A minister serving in the federal government of one party while wielding decisive influence in the primary processes of another, all while the APC’s own national chairman publicly insists Wike has no role in the party’s affairs, encapsulates the contradictions that have long defined the high-stakes theater of Rivers State politics.
As the 2027 election cycle draws nearer, the political landscape in Rivers State grows increasingly complex. For Fubara, the immediate challenge is consolidating whatever goodwill his “sacrifice” has generated while navigating a tenure now operating under the long shadow of his own political retreat.
For the APC, the challenge is presenting a unified front in a state where its internal processes have been visibly disrupted. And for Wike, the challenge, if it can even be called that, appears to be managing, rather than pursuing, power.
What remains clear is that Rivers State politics has rarely been more fluid, more fractured, or more closely watched. Whether Professor Yilwatda’s assurances will put the speculation to rest remains to be seen. In a political theater as combustible as this one, the curtain rarely stays down for long.
WHAT YOU SHOULD KNOW
The political situation in Rivers State ultimately boils down to one uncomfortable truth: Nyesom Wike wins.
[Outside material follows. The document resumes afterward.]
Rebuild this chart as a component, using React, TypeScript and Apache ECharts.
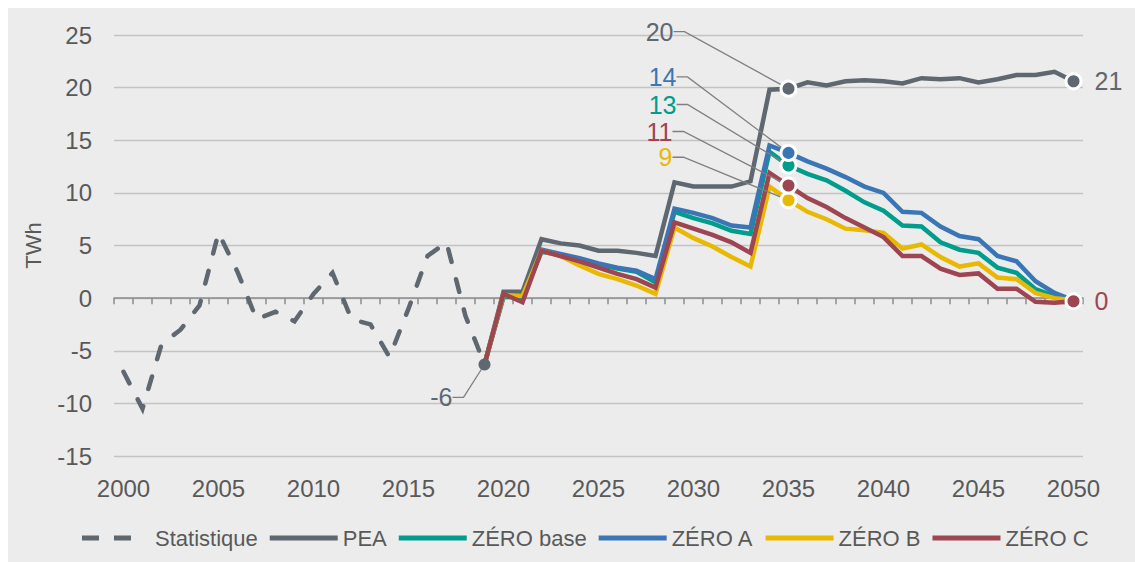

Despite APC Chairman Yilwatda‘s insistence that Fubara’s withdrawal was purely personal and that Wike holds no sway over the ruling party’s affairs, the facts on the ground tell a different story.
A sitting governor, eligible, screened, and cleared, walked away from his own re-election bid. A minister from an opposing party openly dictated the terms of that exit, mocked the governor publicly, and now has allied candidates positioned to dominate both major parties in the 2027 race.
Whether through back-channel deals, legislative pressure, or presidential intervention, Wike has effectively determined the political fate of Rivers State without casting a single vote or holding a single office within it.